Having excellent ‘pseudo code skills’ is also considered by many organisations while hiring a data scientist. ‘Pseudo code skills’ is the capability to write how a query or algorithm should work in plain English. This problem-solving skill is essential to rise up as a data scientist. Data science is an industry where gold standards change at an alarming rate which stresses on the importance of having more skills than what the current scenario asks for.
Although data science is a fairly old field, new discoveries are made every now and then. The drive for finding new ways to solve an old problem is the reason behind this. A data scientist should always keep an inquisitive mind to watch out for new and better way to acquire, merge and process data and find tools to derive better insights. An ideal data scientist should never stop being curious as the data holds secrets that it would only confess to the curious ones. A real data scientist isn’t trying to see how the data proves his biases right, but instead looking for the truths hidden deep inside it.

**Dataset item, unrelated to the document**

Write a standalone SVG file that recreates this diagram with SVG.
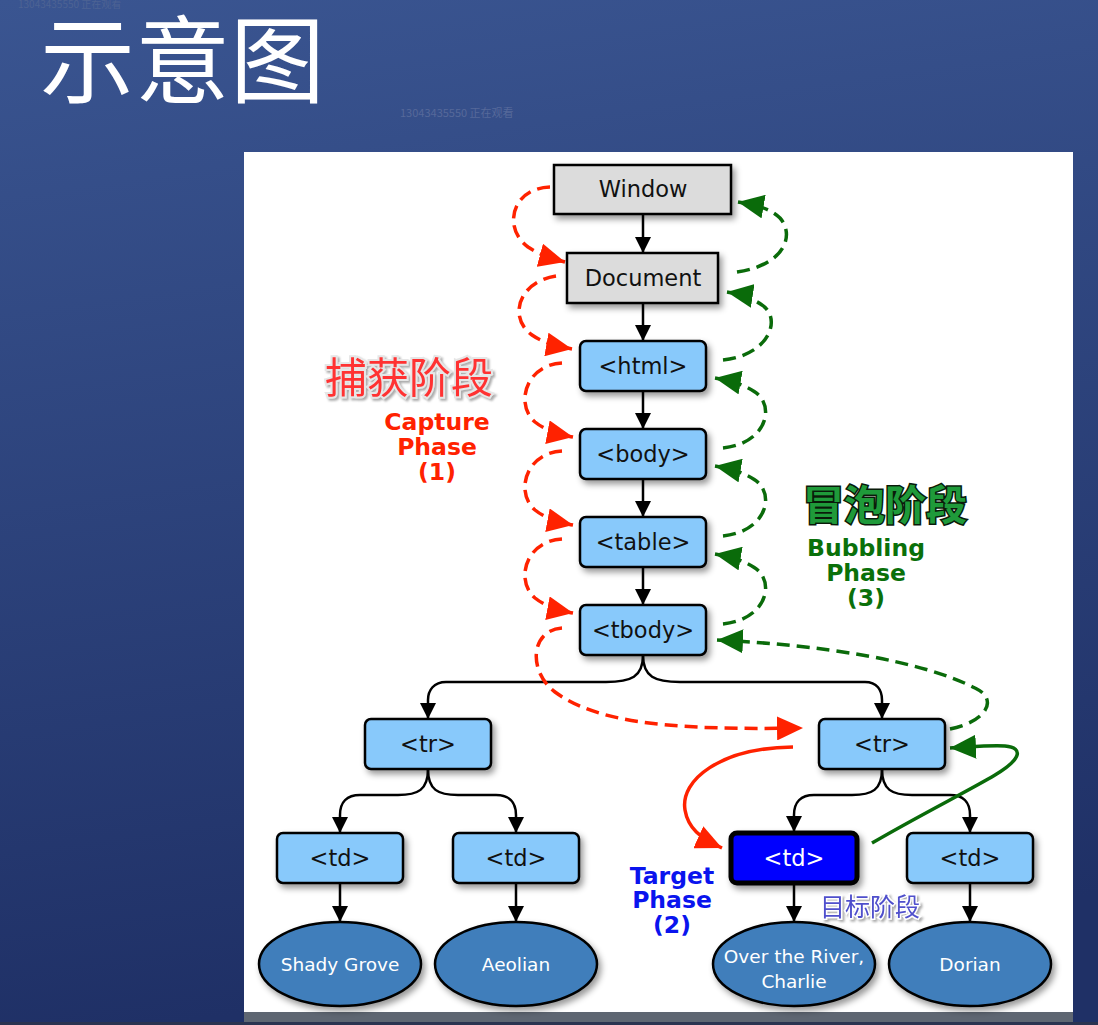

With data, things can become quite difficult at times, and only curiosity can drive you towards the results. This is why curiosity is one of the most essential qualities of a data scientist.
Data analytics is more about the results than the process itself. It doesn’t matter how you bring the results with data as long as there are the expected results. Data scientists might have to take more than one route to solve certain problems at times. Getting stalled by small hurdles is not a good quality for a data scientist. Being result-driven helps in such cases as the strong determination to convert data into result becomes the driving force for themselves. Data scientists, in general are people who move from one problem to the other while juggling different tasks at the same time. Nothing but the result can stop them from the endeavour.
Creativity might look like the odd one in this list. The truth is, it is one of the most important qualities for a data scientist. Creative people aren’t afraid to make mistakes, they experiment new things and dare to explore new territories. They find opportunities in their failures and can easily change the direction. All of these are essential for data science.
We often categorise people into left-brained and right-brained. Hard sciences like big data is seldom associated with creativity and that’s a big mistake. Data scientists fall somewhere between the two categories and need a streak of creativity to find newer approaches and ways to handle the data. Statistics and databases are not what data science is all about, it’s the storytelling that makes the final output of the analytics useful to the decision makers.
Creativity alone cannot make a data scientist, of course. Someone who can prepare easy-to-consume, attractive and eye catching reports might not always be the best fit for the role of a data scientist. Data scientists can be called creative problem solvers.
Irrespective of whether you are working with structured data, unstructured or both together, a good data scientist must have a fundamental idea about the working of databases. Besides, a basic understanding of columnar and relational databases can go a long way in making the job of a data scientist easier. A lot of the corporate warehouses still use the traditional relational databases. Data scientists will also have to be involved in the setup of these databases although there will be technical personnel to execute the task. The know-how of developing a database infrastructure that can handle unstructured data is like cherry on the top.
A data scientist will mostly be working with the tech, analytics and business folks at the same time. S(he) often acts as the translator for all the parties involved. To handle the tech and business jargon at the same time and know what to use with who, requires strong communication skills. The output of analysis is not usually pretty, at least to someone who isn’t a data scientist. The insights and trends are stuck inside numbers and should be interpreted and communicated to the business team and the stakeholders in a way they understand it. A great data scientist should be able to translate the complex output from the analysis into a simpler form understood by people from varying backgrounds using storytelling, metaphors and visual means of communication.
A great data scientist is always hungry for more data. The quest for data is one without any set goals since more data is always better data. A data scientist should continue to look for more sources of data, better ways to acquire it and innovative methods to process it. The drive to acquire more data is something that a data scientist must possess as data is the fuel for analytics.